Stadler wins Fulbright award to teach in Germany
Chris Stadler, a 2012 graduate of Cornell College from Portland, Ore., has accepted a Fulbright grant through the U.S. Department of State to serve as an English teaching assistant in Germany. He is one of 140 students selected to teach in Germany during the 2012-2013 school year, and he expects to be placed in the southwestern state of Saarland and work with a range of students in grades 5-12.
Stadler completed degrees in international relations, politics and German at Cornell. He said that he was able to complete three majors, in part, because of the language proficiency and course credits he gained by attending school in Germany for a year following high school. He returned to Germany for two months in the summer of 2009 on a Cornell Fellowship to work for Youth For Understanding, experiencing the operational side of the program that had provided his own exchange experience.
“I am incredibly grateful to receive the Fulbright award and return again to Germany,” he said. “I hope I can influence many German pupils to travel and live abroad when they’re my age. The experience makes you realize just how varied and complex the world really is—it’s very humbling.”
Stadler credits his exchange experience with giving him a high degree of focus from his first year at Cornell, including an early inspiration to pursue a Fulbright or similar program. He noted that the award is not just recognition for his academic work, but the culmination of an intentional process that included a variety of academic and co-curricular experiences.
Notably, he worked as a peer consultant in the Writing Resource Center for two years, provided English-language tutoring to adults during his senior year, served as fundraising chair for the Sigma Kappa Psi service fraternity, completed a capstone research project on international human rights with politics professor David Yamanishi, and ran on the cross country and track teams, earning three conference championships and one second place in relay events.
“The best thing about Cornell is that there are allies everywhere who want you to succeed,” he said, noting that numerous Cornell staff and faculty helped him identify opportunities and build the skills necessary to be a successful and well-rounded student and grant applicant.

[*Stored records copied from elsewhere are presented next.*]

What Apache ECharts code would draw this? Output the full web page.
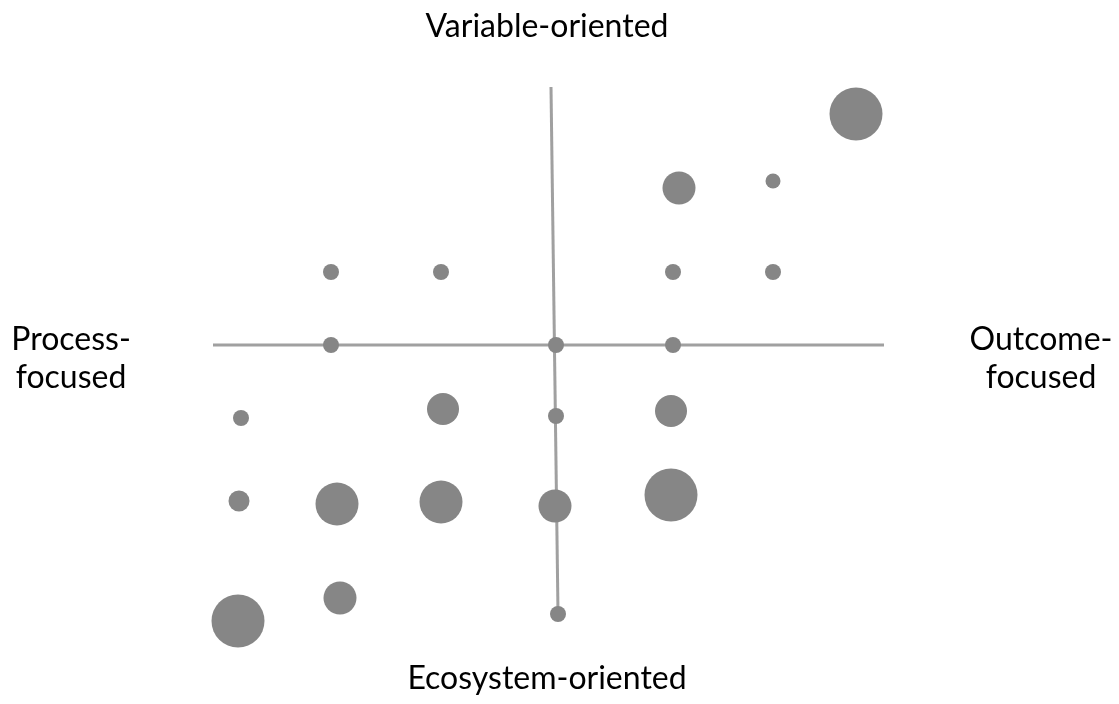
<!DOCTYPE html>
<html>
<head>
<meta charset="utf-8">
<script src="https://cdn.jsdelivr.net/npm/echarts@6/dist/echarts.min.js"></script>
<style>
html,body{margin:0;padding:0;background:#fff;}
#chart{width:1119px;height:704px;}
</style>
</head>
<body>
<div id="chart"></div>
<script>
// Bubble positions (x: Process(-) -> Outcome(+), y: Ecosystem(-) -> Variable(+)) and sizes
const bubbleX = [3.00, 1.23, 2.17, -2.25, -1.15, 1.17, 2.17, -2.25, 0.00, 1.17, -3.15, -1.13, 0.00, 1.15, -3.17, -2.19, -1.15, -0.01, 1.15, -3.18, -2.16, 0.02];
const bubbleY = [2.31, 1.57, 1.64, 0.73, 0.73, 0.73, 0.73, 0.00, 0.00, 0.00, -0.73, -0.64, -0.71, -0.66, -1.56, -1.59, -1.57, -1.61, -1.50, -2.76, -2.53, -2.69];
const bubbleSize = [53, 33, 15, 16, 16, 16, 16, 16, 16, 16, 16, 32, 16, 32, 21, 43, 43, 33, 53, 53, 33, 16];

// Axis lines (endpoints)
const hAxisLine = [[-3.43, 0], [3.28, 0]];
const vAxisLine = [[-0.05, 2.58], [0.02, -2.68]];

// Quadrant labels
const labelTop = 'Variable-oriented';
const labelBottom = 'Ecosystem-oriented';
const labelLeft = 'Process-\nfocused';
const labelRight = 'Outcome-\nfocused';

const data = bubbleX.map((x, i) => [x, bubbleY[i], bubbleSize[i]]);

const chart = echarts.init(document.getElementById('chart'), null, {renderer: 'canvas'});
const lineStyle = {color: '#a0a0a0', width: 3};
const font = 'Lato, "Open Sans", sans-serif';
chart.setOption({
  animation: false,
  backgroundColor: '#fff',
  grid: {left: 0, right: 0, top: 0, bottom: 0},
  xAxis: {type: 'value', min: -5.56, max: 5.63, show: false},
  yAxis: {type: 'value', min: -3.59, max: 3.45, show: false},
  series: [
    {type: 'line', data: hAxisLine, symbol: 'none', lineStyle: lineStyle, z: 1, silent: true},
    {type: 'line', data: vAxisLine, symbol: 'none', lineStyle: lineStyle, z: 1, silent: true},
    {
      type: 'scatter', data: data, z: 2,
      symbolSize: v => v[2],
      itemStyle: {color: '#868686', opacity: 1}
    }
  ],
  graphic: [
    {type: 'text', x: 547, y: 27, style: {text: labelTop, font: '32px ' + font, fill: '#000', align: 'center', verticalAlign: 'middle'}},
    {type: 'text', x: 547, y: 679, style: {text: labelBottom, font: '32px ' + font, fill: '#000', align: 'center', verticalAlign: 'middle'}},
    {type: 'text', x: 71, y: 359, style: {text: labelLeft, font: '32px ' + font, lineHeight: 38, fill: '#000', align: 'center', verticalAlign: 'middle'}},
    {type: 'text', x: 1041, y: 359, style: {text: labelRight, font: '32px ' + font, lineHeight: 38, fill: '#000', align: 'center', verticalAlign: 'middle'}}
  ]
});
</script>
</body>
</html>
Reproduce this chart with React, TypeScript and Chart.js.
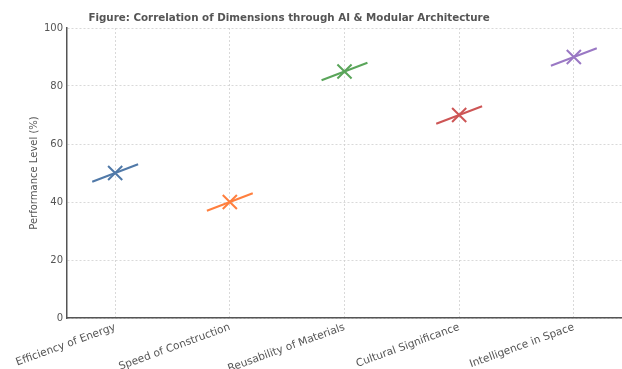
import React, { useEffect, useRef } from "react";
import { Chart, registerables } from "chart.js";

Chart.register(...registerables);

const categories = [
  "Efficiency of Energy",
  "Speed of Construction",
  "Reusability of Materials",
  "Cultural Significance",
  "Intelligence in Space",
];
const performance = [50, 40, 85, 70, 90];
const colors = ["#5079a8", "#ff7f3e", "#5aa55a", "#cd5555", "#9a78c4"];
const trendHalfWidth = 0.2;
const trendHalfRise = 3;
const yTicks = [0, 20, 40, 60, 80, 100];
const titleText = "Figure: Correlation of Dimensions through AI & Modular Architecture";
const yTitle = "Performance Level (%)";

const FONT = '"DejaVu Sans", sans-serif';
const TEXT = "#555555";

export default function App() {
  const ref = useRef<HTMLCanvasElement | null>(null);

  useEffect(() => {
    if (!ref.current) return;
    const datasets: any[] = [];
    categories.forEach((_, i) => {
      const v = performance[i];
      datasets.push({
        data: [
          { x: i - trendHalfWidth, y: v - trendHalfRise },
          { x: i + trendHalfWidth, y: v + trendHalfRise },
        ],
        showLine: true,
        borderColor: colors[i],
        borderWidth: 2,
        pointRadius: 0,
      });
      datasets.push({
        data: [{ x: i, y: v }],
        pointStyle: "crossRot",
        pointRadius: 10,
        pointBorderWidth: 2,
        borderColor: colors[i],
        backgroundColor: colors[i],
      });
    });

    const titlePlugin = {
      id: "customTitle",
      afterDraw(chart: any) {
        const ctx = chart.ctx;
        ctx.save();
        ctx.font = `bold 10.3px ${FONT}`;
        ctx.fillStyle = TEXT;
        ctx.textAlign = "center";
        ctx.textBaseline = "middle";
        ctx.fillText(titleText, 289, 18);
        ctx.restore();
      },
    };

    const gridOpts = { color: "#d0d0d0", lineWidth: 0.8, drawTicks: false };
    const borderOpts = { display: true, color: "#555555", width: 1.5, dash: [2, 2] };

    const chart = new Chart(ref.current, {
      type: "scatter",
      data: { datasets },
      options: {
        animation: false,
        responsive: false,
        layout: { autoPadding: false, padding: { top: 28, left: 0, right: 0, bottom: 0 } },
        plugins: { legend: { display: false }, tooltip: { enabled: false }, title: { display: false } },
        scales: {
          x: {
            type: "linear",
            min: -0.42,
            max: 4.42,
            afterBuildTicks: (s: any) => {
              s.ticks = categories.map((_, i) => ({ value: i }));
            },
            afterFit: (s: any) => {
              s.height = 51;
              s.paddingRight = 0;
            },
            ticks: {
              autoSkip: false,
              minRotation: 20,
              maxRotation: 20,
              padding: 3,
              color: TEXT,
              font: { family: FONT, size: 10.6 },
              callback: (v: any) => categories[v as number] ?? "",
            },
            grid: gridOpts,
            border: borderOpts,
          },
          y: {
            min: 0,
            max: 100,
            afterBuildTicks: (s: any) => {
              s.ticks = yTicks.map((v) => ({ value: v }));
            },
            afterFit: (s: any) => {
              s.width = 67;
            },
            ticks: {
              padding: 4,
              color: TEXT,
              font: { family: FONT, size: 10 },
            },
            title: {
              display: true,
              text: yTitle,
              color: TEXT,
              font: { family: FONT, size: 10 },
              padding: { top: 28, bottom: 0 },
            },
            grid: gridOpts,
            border: borderOpts,
          },
        },
      },
      plugins: [titlePlugin],
    });
    return () => chart.destroy();
  }, []);

  return (
    <div style={{ position: "fixed", left: 0, top: 0, width: 622, height: 369, background: "#fff" }}>
      <canvas ref={ref} width={622} height={369} style={{ display: "block" }} />
    </div>
  );
}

He is especially grateful to the Writing Studio staff and Coach Dan Schofer for providing some of his strongest support and most formative learning experiences.
“Working under Laura Farmer and Shawn Doyle in the Writing Studio and helping students from across campus with their essays is where I really learned to write, and the experience taught me that writing is a process,” Stadler said. He added that he owes his own “breakthrough” to them—that his Fulbright essays needed many cycles of feedback and revisions in order to refine what he wanted to communicate in a nuanced way.
“Similarly, to become a great runner, you have to put in mileage every day,” he said. “Coach Schofer taught me about committing to something that’s tough for a long period, and that if you don’t do the work you will not achieve the goals you’ve set for yourself.”
In the long term, Stadler plans to pursue his passion for international conflict resolution through graduate studies in a field such as peace studies or international law. But his more immediate interest, following his Fulbright year, is in building deeper international experiences through further travel and service work, possibly through the Peace Corps.
Stadler is the second Cornell student selected for the Fulbright U.S. Student Program this year, sharing the honor with Will Dinneen ’12 who will teach English in Turkey. The program is sponsored by the U.S. Department of State and was established in 1946 to increase mutual understanding between the people of the United States and other countries, through the exchange of persons, knowledge, and skills.